Cable hopes tablets are magic pill
Is the iPad a whole new media platform or simply just another “smart” TV in the home? That’s the crux of litigation between Viacom — which sees the iPad as separate medium from cable TV — and two cable system giants, Time Warner Cable and Cablevision Systems, which are streaming linear cable channels to those Apple-manufactured devices owned by their subscribers.
Viacom asserted in a lawsuit filed in June did that it did “not grant Cablevision the rights to stream Viacom’s entertainment programming to iPad tablets or other similar portable devices through a cable modem.”
Cablevision, which has 3 million video subscribers, counters that the iPad “functions as a television, and is delivered securely to our customers in the home on Cablevision’s own proprietary network.” Time Warner, which has 14.4 million subscribers, took a similar stance in separate Viacom litigation, which is now in a “standstill” as both parties make progress in out-of-court negotiations.

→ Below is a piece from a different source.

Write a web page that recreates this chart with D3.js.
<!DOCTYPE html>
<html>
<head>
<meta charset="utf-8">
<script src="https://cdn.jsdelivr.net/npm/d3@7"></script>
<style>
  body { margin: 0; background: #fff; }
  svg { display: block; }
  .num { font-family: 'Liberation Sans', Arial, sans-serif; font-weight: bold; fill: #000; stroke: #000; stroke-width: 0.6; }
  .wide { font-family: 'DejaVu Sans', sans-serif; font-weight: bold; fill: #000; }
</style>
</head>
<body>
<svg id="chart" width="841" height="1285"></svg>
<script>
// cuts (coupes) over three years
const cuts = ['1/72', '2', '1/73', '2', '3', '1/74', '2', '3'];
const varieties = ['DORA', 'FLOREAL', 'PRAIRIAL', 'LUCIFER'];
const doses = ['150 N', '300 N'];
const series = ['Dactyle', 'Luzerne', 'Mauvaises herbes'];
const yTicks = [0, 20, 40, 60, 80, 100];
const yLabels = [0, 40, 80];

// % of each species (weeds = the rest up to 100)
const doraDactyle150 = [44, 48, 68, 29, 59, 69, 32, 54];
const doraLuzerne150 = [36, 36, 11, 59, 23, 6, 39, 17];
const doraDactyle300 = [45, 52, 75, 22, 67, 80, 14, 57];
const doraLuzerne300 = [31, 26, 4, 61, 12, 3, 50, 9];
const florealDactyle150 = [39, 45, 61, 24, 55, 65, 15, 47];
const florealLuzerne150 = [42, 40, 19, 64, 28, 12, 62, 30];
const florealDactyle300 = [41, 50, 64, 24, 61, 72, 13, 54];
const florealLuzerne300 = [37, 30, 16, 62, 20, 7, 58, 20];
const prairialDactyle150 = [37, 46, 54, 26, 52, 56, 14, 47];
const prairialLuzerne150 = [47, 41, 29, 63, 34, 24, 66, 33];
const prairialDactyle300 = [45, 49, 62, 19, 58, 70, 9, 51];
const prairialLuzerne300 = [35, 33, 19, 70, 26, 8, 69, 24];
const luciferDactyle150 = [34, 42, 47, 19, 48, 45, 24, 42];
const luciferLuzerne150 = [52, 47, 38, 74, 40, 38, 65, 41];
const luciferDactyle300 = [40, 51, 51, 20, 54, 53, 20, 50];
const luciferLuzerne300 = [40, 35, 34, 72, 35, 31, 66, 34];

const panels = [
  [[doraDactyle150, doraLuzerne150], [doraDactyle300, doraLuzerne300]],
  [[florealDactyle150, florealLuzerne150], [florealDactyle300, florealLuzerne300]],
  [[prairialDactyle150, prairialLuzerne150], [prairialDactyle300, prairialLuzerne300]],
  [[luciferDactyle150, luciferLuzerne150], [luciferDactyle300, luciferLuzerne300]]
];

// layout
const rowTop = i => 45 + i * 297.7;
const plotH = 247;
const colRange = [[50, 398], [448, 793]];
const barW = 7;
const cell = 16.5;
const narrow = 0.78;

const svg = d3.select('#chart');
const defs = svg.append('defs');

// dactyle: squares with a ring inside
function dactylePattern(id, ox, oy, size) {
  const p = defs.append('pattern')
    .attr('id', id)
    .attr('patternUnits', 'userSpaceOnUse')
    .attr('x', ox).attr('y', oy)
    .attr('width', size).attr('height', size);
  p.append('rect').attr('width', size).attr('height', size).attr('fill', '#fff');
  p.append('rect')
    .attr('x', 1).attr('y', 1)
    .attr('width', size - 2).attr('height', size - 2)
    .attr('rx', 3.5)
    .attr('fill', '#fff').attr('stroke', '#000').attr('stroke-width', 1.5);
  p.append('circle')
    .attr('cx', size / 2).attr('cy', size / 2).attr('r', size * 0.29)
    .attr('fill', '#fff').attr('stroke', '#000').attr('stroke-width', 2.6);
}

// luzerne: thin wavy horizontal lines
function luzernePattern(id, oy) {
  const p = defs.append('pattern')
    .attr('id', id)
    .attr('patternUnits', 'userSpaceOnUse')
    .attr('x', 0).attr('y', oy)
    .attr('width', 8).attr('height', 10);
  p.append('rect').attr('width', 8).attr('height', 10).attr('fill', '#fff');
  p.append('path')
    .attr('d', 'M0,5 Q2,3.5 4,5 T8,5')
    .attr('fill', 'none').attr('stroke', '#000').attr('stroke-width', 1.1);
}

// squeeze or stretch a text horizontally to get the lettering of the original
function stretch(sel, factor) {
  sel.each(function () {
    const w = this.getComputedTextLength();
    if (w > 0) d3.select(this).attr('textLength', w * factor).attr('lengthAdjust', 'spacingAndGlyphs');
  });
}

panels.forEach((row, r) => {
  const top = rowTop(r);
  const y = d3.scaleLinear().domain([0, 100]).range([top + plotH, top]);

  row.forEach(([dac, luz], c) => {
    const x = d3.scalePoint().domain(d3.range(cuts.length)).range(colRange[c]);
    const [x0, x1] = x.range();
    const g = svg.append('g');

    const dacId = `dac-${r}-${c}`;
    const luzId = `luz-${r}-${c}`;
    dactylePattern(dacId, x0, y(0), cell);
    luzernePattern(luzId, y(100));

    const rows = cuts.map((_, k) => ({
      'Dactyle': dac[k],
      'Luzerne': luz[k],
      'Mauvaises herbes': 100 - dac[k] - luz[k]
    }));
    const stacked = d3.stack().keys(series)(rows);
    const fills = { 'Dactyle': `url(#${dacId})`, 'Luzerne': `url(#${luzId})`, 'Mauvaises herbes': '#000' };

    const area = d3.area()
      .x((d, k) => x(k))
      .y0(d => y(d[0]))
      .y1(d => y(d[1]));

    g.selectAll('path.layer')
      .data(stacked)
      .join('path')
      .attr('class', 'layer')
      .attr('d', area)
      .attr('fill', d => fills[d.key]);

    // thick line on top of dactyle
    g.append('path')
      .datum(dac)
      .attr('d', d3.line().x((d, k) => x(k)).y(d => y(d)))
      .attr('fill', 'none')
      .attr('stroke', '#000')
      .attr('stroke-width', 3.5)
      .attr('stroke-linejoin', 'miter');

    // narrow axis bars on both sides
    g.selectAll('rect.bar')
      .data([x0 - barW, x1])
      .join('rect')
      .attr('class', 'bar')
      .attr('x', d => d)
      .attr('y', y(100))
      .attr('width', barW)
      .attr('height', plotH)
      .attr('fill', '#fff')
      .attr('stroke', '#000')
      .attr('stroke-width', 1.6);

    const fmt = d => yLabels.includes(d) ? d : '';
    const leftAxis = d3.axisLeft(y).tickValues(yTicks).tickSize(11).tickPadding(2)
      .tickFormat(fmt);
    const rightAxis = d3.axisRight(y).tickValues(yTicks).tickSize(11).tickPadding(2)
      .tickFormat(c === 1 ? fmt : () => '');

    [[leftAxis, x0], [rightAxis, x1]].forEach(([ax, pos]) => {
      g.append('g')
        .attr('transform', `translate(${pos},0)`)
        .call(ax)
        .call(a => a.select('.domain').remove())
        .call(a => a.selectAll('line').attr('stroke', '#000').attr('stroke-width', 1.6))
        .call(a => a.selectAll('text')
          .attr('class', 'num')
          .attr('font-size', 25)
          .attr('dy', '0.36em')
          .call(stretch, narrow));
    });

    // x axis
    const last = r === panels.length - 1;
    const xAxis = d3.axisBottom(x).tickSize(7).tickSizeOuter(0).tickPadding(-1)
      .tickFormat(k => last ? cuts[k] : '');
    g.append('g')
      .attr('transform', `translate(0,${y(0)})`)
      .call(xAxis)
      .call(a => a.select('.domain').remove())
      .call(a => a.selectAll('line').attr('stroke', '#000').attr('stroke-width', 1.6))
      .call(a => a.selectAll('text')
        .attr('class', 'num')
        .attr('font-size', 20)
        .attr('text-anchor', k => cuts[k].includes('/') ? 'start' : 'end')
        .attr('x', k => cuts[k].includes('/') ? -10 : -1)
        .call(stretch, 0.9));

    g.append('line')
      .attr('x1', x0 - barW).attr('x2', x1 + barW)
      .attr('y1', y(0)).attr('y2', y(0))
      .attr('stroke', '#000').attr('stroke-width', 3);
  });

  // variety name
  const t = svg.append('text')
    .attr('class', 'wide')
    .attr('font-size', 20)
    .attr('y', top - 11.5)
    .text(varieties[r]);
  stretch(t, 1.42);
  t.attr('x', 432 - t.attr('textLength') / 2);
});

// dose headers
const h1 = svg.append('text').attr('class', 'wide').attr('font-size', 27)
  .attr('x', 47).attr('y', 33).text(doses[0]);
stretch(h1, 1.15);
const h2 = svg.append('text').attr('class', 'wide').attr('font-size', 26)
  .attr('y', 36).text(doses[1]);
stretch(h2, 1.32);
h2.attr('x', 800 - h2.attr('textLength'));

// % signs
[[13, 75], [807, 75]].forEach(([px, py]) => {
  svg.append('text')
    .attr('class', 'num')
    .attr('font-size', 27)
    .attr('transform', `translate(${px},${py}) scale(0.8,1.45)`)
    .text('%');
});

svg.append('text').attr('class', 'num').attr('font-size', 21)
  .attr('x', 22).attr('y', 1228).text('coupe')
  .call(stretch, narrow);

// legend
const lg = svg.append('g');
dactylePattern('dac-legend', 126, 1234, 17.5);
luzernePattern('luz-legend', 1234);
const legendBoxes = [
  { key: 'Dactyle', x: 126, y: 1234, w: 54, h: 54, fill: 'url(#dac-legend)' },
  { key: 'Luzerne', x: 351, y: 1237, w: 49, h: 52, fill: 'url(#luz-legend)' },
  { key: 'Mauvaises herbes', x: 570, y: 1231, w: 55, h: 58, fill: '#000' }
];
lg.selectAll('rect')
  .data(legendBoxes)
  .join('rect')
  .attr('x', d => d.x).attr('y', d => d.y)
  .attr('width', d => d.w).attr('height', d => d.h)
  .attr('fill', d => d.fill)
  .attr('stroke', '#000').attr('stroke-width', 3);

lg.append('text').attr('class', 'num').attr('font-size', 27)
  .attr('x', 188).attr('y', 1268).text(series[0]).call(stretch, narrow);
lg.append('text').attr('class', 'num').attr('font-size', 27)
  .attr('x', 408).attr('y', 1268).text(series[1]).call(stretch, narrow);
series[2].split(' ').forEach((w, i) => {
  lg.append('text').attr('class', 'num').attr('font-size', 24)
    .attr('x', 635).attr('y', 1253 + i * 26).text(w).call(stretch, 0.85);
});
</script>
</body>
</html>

The cablers say the apps that enable streaming of TV signals to the iPad don’t extend service out of the home or via third-party networks.
Viacom’s beef further spells out damages it claims to suffer from the practice. The viewership of its cable networks on iPad is not captured by the Nielsen ratings, which Viacom points out is used to price TV commercials and also sets a value for programming in syndication sales. Further, Viacom says that “cable streaming” crimps its ability to line up video streaming deals elsewhere and also wring value from streaming of its shows on its own broadband platforms.
Viacom also argues that the streaming is unlawful because it lacks parental control and emergency alert functions that cable TV systems are obligated by law to provide.